De hypotheekbewaarder zijnde een overheidsfunctionaris, die juridisch namens de Staat handelt, heeft nimmer bezwaar gemaakt tegen de conversie (omzetting) van allodiale eigendom in volle eigendom.
Het is daarom vol te houden dat de Staat haar recht om een beroep te doen op allodiale eigendom heeft verwerkt (verspeeld). Enkele juristen zijn van mening dat de notarissen
met de verandering van allodiale eigendom in volle en vrije eigendom buiten hun boekje zijn gegaan, een enkeling heeft zelf gepleit voor vervolging van de notarissen wegens valsheid in geschrifte!
In ieder geval beschouwen alle eigenaren van woonpercelen in en rond Paramaribo zich al decennia lang als volledige eigenaren en ook niemand legt ze een strobreed in de weg. Bij plantages buiten Paramaribo (bijv. Commewijne, Para, Coronie en Nickerie) komt men in de registers op het hypotheekkantoor nog de term allodiale eigendom en erfelijk bezit tegen. Het notariaat en de meeste rechtsgeleerde auteurs zijn van mening dat allodiale eigendom volledige eigendom is en dus gelijk gesteld moet worden aan B.W.- Eigendom. Het argument hiervoor is dat allodiale eigendom destijds onder voorwaarden was uitgegeven bijv. het leveren van slaven voor de strijd tegen de marrons, het aanleggen van een communicatieweg en het betalen van akkergelden. Deze voorwaarden kunnen in de moderne tijd niet meer worden nageleefd of in het geval van akkergeld is het zo dat dat reeds meer dan een eeuw niet meer wordt geïnd door de overheid. Bovendien golden de verplichtingen alleen voor de eerste verkrijger. Als deze het recht van allodiale eigendom doorverkocht, was de nieuwe eigenaar niet meer gebonden aan de voorwaarden die de overheid had opgelegd.

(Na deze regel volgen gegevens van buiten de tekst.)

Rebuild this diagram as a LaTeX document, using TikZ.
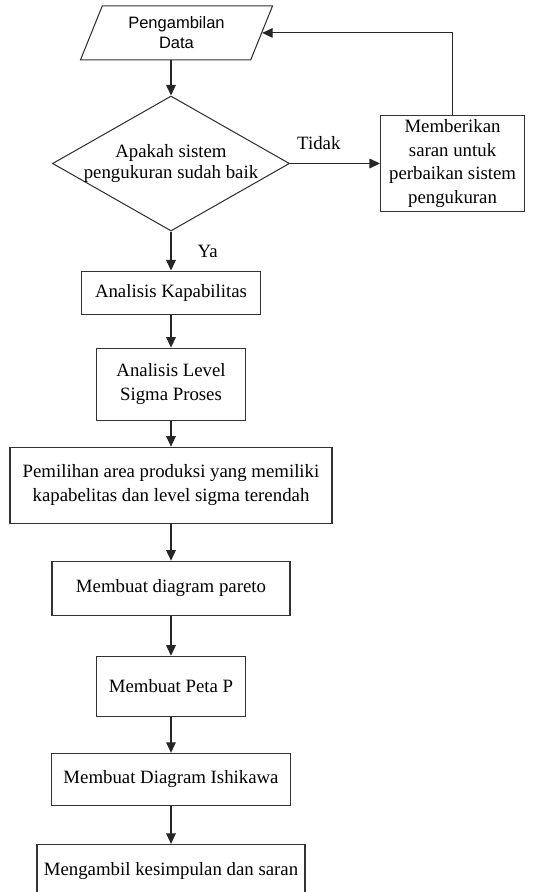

Voorts moeten de voorwaarden, zo die zijn opgelegd, bewezen worden. Dit kan alleen middels een zogenaamde grondbrief uitgegeven door de Staat bij het verkrijgen van het recht van allodiale eigendom.
In de praktijk kan men de grondbrieven veelal niet meer overleggen, daar ze verloren zijn gegaan. Het resultaat is dat dan uitgegaan moet worden van volle eigendom. Een enkele jurist is van mening dat voor de overdracht van het recht van allodiale eigendom toestemming van de Staat nodig is. Deze voorwaarde ben ik in geen enkel grondbrief tegengekomen en is ook nooit geëist door de hypotheekbewaarder of een ander overheidsorgaan. In de zaak Tempoca heeft de Kantonrechter uitdrukkelijk beslist dat de toestemming tot overdracht niet nodig was.

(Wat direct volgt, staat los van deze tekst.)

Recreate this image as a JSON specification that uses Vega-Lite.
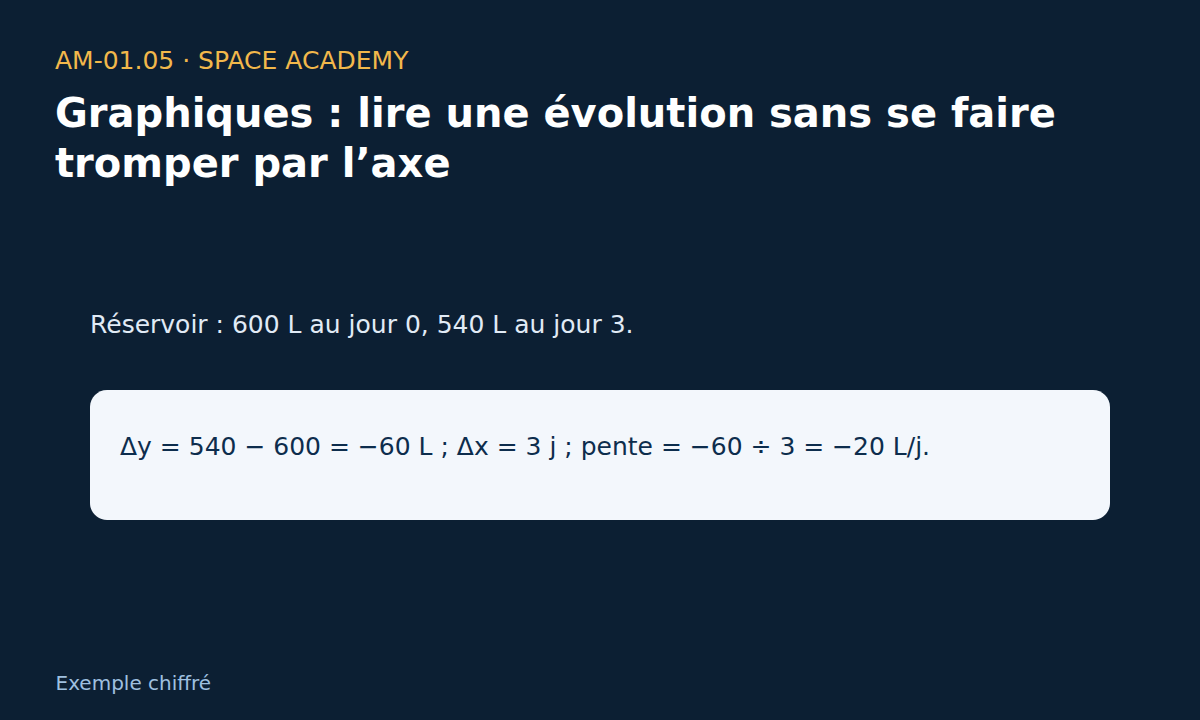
{
  "$schema": "https://vega.github.io/schema/vega-lite/v6.json",
  "autosize": {"type": "none"},
  "padding": {"left": 90, "top": 260, "right": 90, "bottom": 200},
  "width": 1020,
  "height": 260,
  "background": "#0c1f33",
  "title": {
    "text": "AM-01.05 · SPACE ACADEMY",
    "subtitle": ["Graphiques : lire une évolution sans se faire", "tromper par l’axe"],
    "anchor": "start",
    "frame": "group",
    "dx": -35,
    "offset": 75,
    "font": "DejaVu Sans",
    "fontSize": 25,
    "fontWeight": "normal",
    "color": "#f2b84b",
    "subtitleFont": "DejaVu Sans",
    "subtitleFontSize": 40,
    "subtitleFontWeight": "bold",
    "subtitleColor": "#ffffff",
    "subtitleLineHeight": 50,
    "subtitlePadding": 21
  },
  "data": {
    "values": [
      {"row": "intro", "text": "Réservoir : 600 L au jour 0, 540 L au jour 3."},
      {"row": "calc", "text": "Δy = 540 − 600 = −60 L ; Δx = 3 j ; pente = −60 ÷ 3 = −20 L/j."}
    ]
  },
  "encoding": {
    "y": {
      "field": "row",
      "type": "nominal",
      "scale": {"domain": ["intro", "calc"], "paddingInner": 0, "paddingOuter": 0},
      "axis": null
    }
  },
  "layer": [
    {
      "transform": [{"filter": "datum.row === 'calc'"}],
      "mark": {"type": "rect", "fill": "#f3f7fc", "cornerRadius": 17},
      "encoding": {
        "x": {
          "datum": 0,
          "type": "quantitative",
          "scale": {"domain": [0, 1], "nice": false, "zero": false},
          "axis": {
            "title": "Exemple chiffré",
            "labels": false,
            "ticks": false,
            "domain": false,
            "grid": false,
            "titleFont": "DejaVu Sans",
            "titleFontSize": 20,
            "titleFontWeight": "normal",
            "titleColor": "#9fc0e0",
            "titleAnchor": "start",
            "titleAlign": "left",
            "titleBaseline": "alphabetic",
            "titleX": -35,
            "titleY": 169
          }
        },
        "x2": {"datum": 1}
      }
    },
    {
      "transform": [{"filter": "datum.row === 'intro'"}],
      "mark": {"type": "text", "align": "left", "baseline": "middle", "font": "DejaVu Sans", "fontSize": 25, "color": "#e1ebf6"},
      "encoding": {
        "x": {"datum": 0, "type": "quantitative"},
        "text": {"field": "text"}
      }
    },
    {
      "transform": [{"filter": "datum.row === 'calc'"}],
      "mark": {"type": "text", "align": "left", "baseline": "middle", "dx": 30, "dy": -8, "font": "DejaVu Sans", "fontSize": 25, "color": "#0d2d4d"},
      "encoding": {
        "x": {"datum": 0, "type": "quantitative"},
        "text": {"field": "text"}
      }
    }
  ],
  "config": {
    "view": {"stroke": null}
  }
}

De enige voorwaarde die in bepaalde rechtszaken door de rechter is geaccepteerd in deze tijd is het naderingsrecht dat neerkomt op een eenvoudige wijze van onteigening. Volgens sommigen rechtsgeleerden is dit recht in strijd met de Grondwet, die zegt dat onteigening alleen bij wet kan geschieden. De rechter zou in deze opvatting dus het recht van nadering buiten toepassing moeten laten.
In ieder geval moet ook het naderingsrecht middels een grondbrief worden aangetoond.
In feite heeft onze wetgeving (impliciet) het recht van allodiale eigendom gelijk gesteld aan B.W.-Eigendom. Dit omdat artikel 11 Decreet Beginselen Grondbeleid zegt dat in principe het burgerlijk wetboek op dit recht van toepassing is, voor zoverre het niet in strijd is met het eigen karakter van het recht van allodiale eigendom.
Mijn conclusie is dat het eigen karakter, wat dat ook moge zijn, geheel in overeenstemming is met het karakter van B.W.-Eigendom, namelijk het meest volstrekte recht op een onroerend goed.
Toch zou het beter zijn als onze wetgever middels een simpele wetswijziging allodiale eigendom uitdrukkelijk zou gelijkstellen aan B.W.-Eigendom.